The NLC President, Joe Ajaero, made this known during a Thursday interview on Channels Television’s Politics Today programme, following a meeting between Labour representatives and President Tinubu in Abuja.
Ajaero stated that the decision to accept N70,000 instead was to prevent further hardship for Nigerians.
“At last week’s meeting, the President brought a proposal that ‘I will give you guys ₦250,000’ if you allow me to equally increase the pump price of petroleum products’ and we said, ‘No, we need to go and consult’,” Ajaero explained.
“Today, we went there to tell him, ‘No’. The labour movement can make sacrifices without allowing Nigerians to suffer further on the increase in the pump price of petroleum products.”
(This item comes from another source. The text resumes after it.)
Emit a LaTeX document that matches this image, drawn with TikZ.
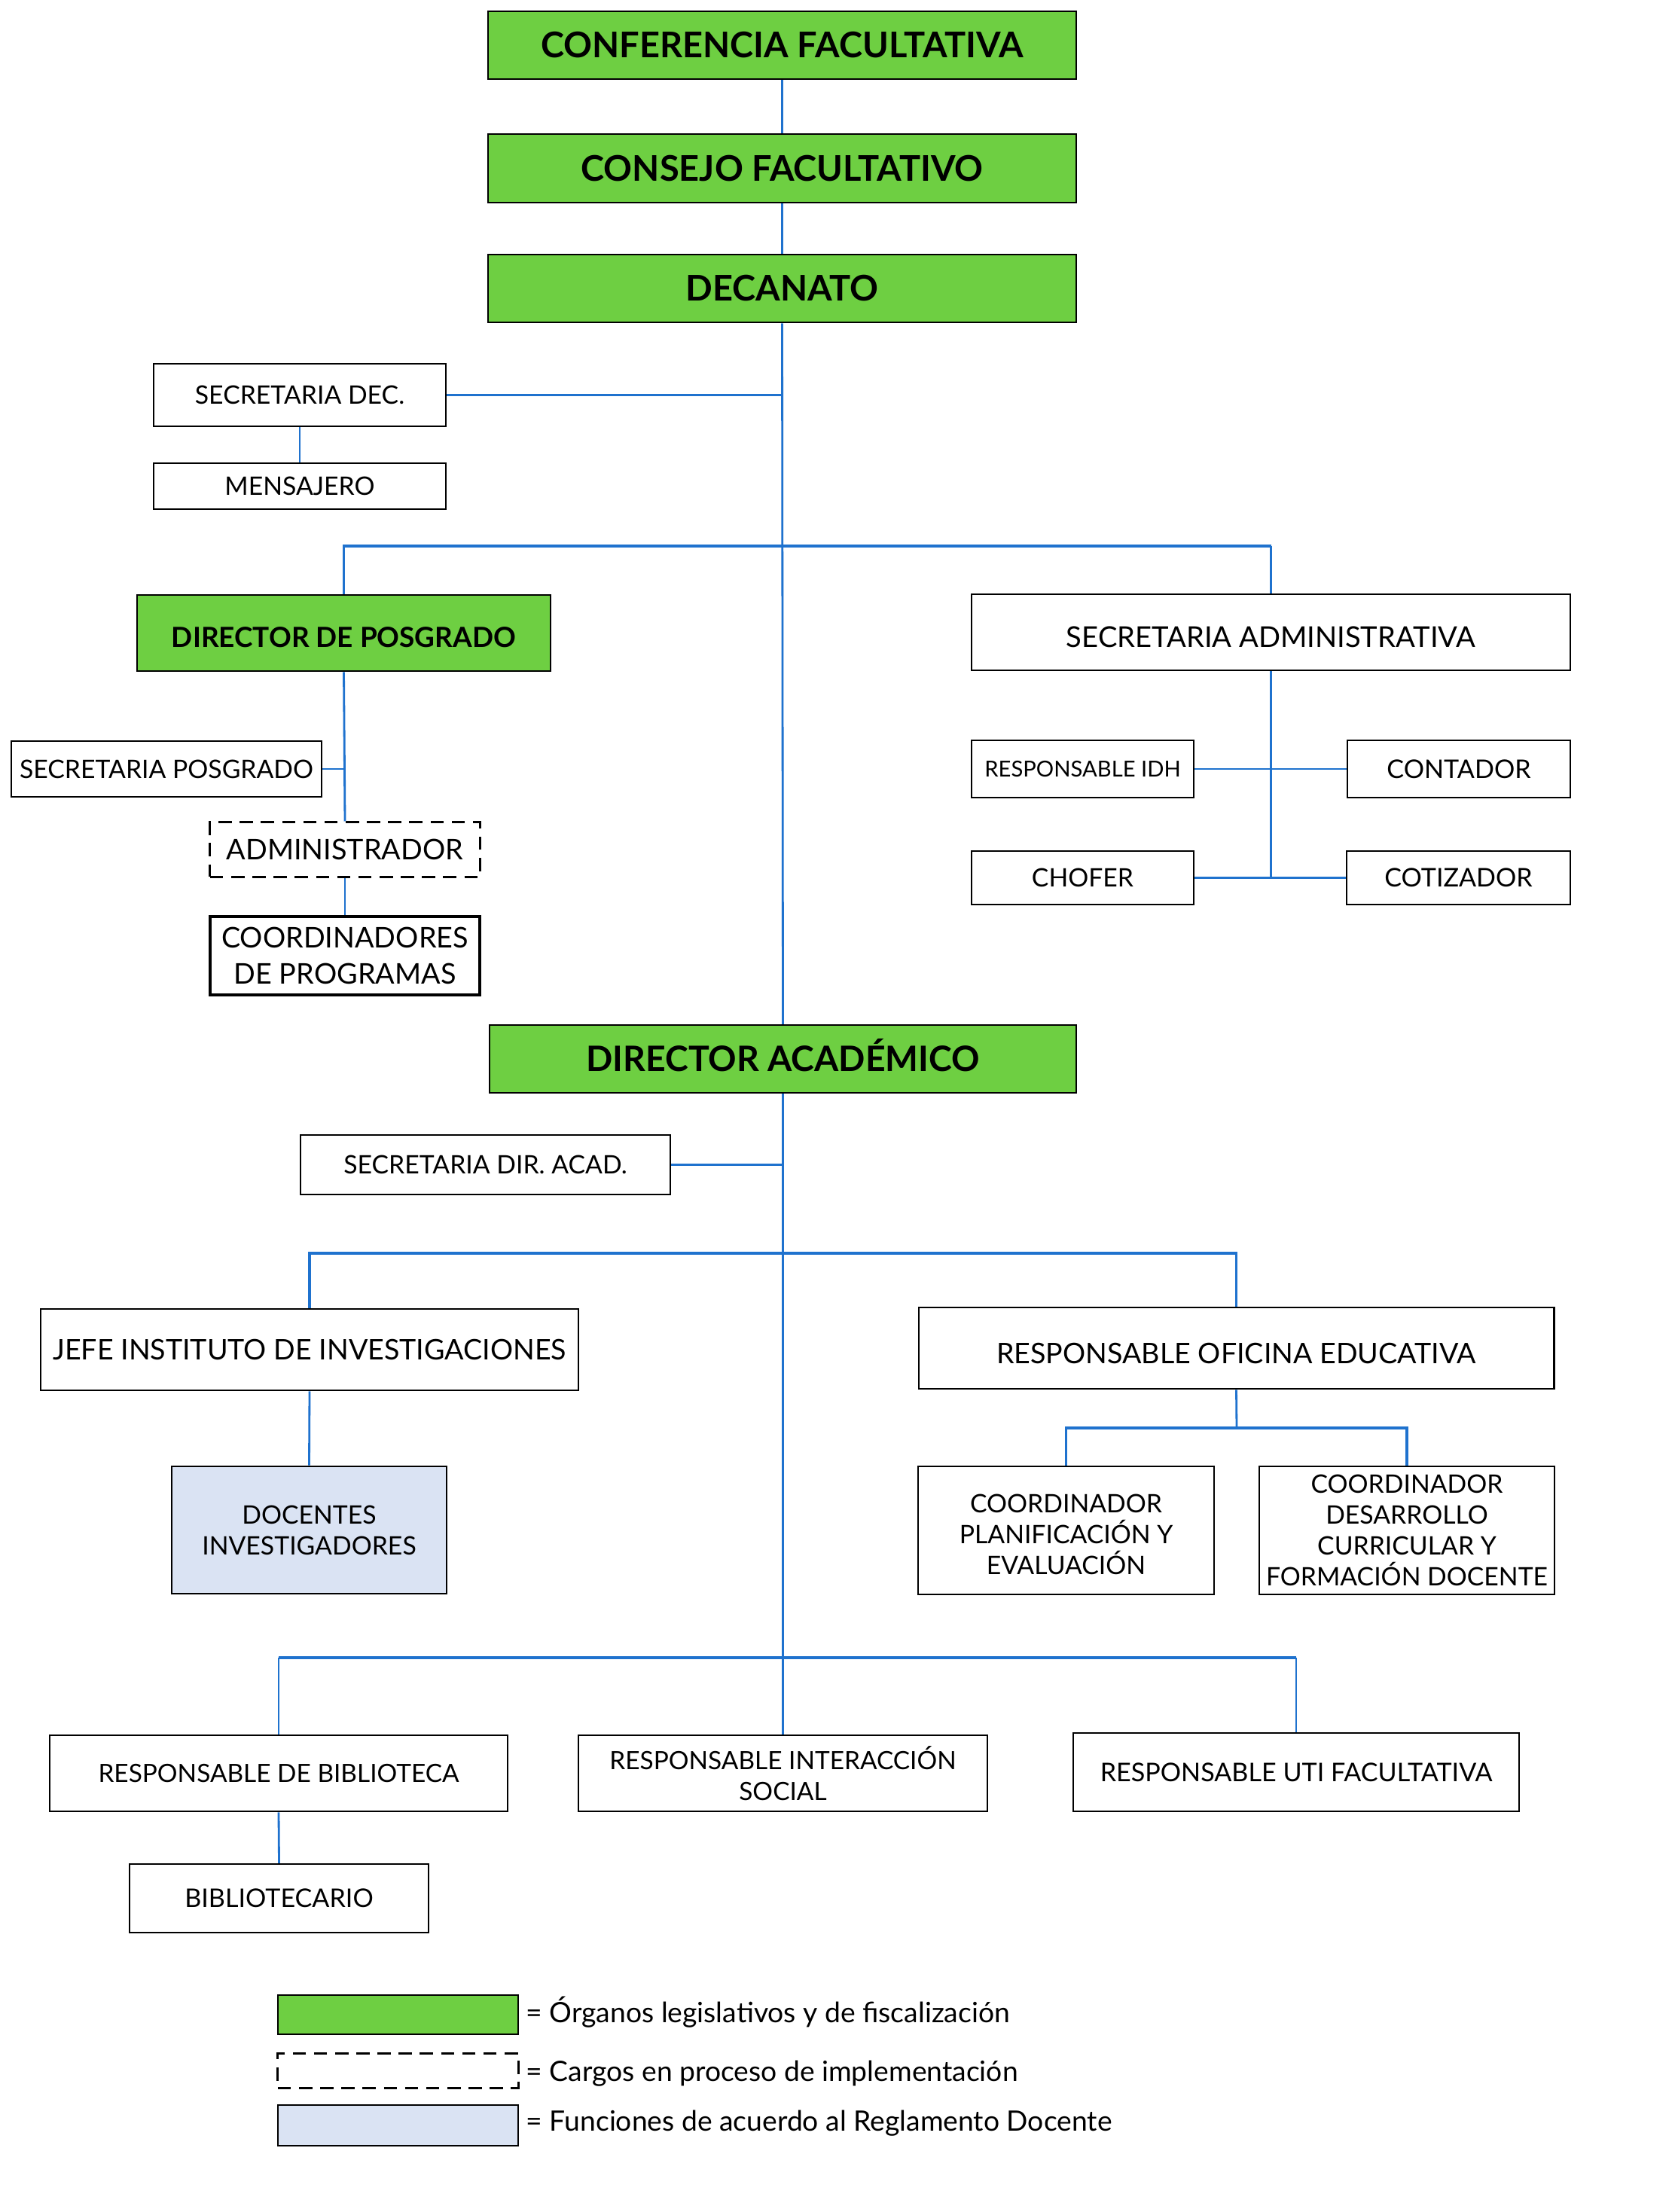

The rejection of the proposal comes amid a sharp rise in petrol prices, which have surged from ₦184 in May 2023, following President Tinubu’s declaration that “subsidy is gone” to more than ₦700, depending on the state.
Tinubu is expected to submit an executive bill to the National Assembly to formalise the agreed minimum wage rate for legislative action.
This acceptance of ₦70,000 as the new minimum wage contradicts the organised labour’s earlier stance that they will not accept any slight increase to the ₦60,000 offer proposed by the tripartite committee for the new minimum wage.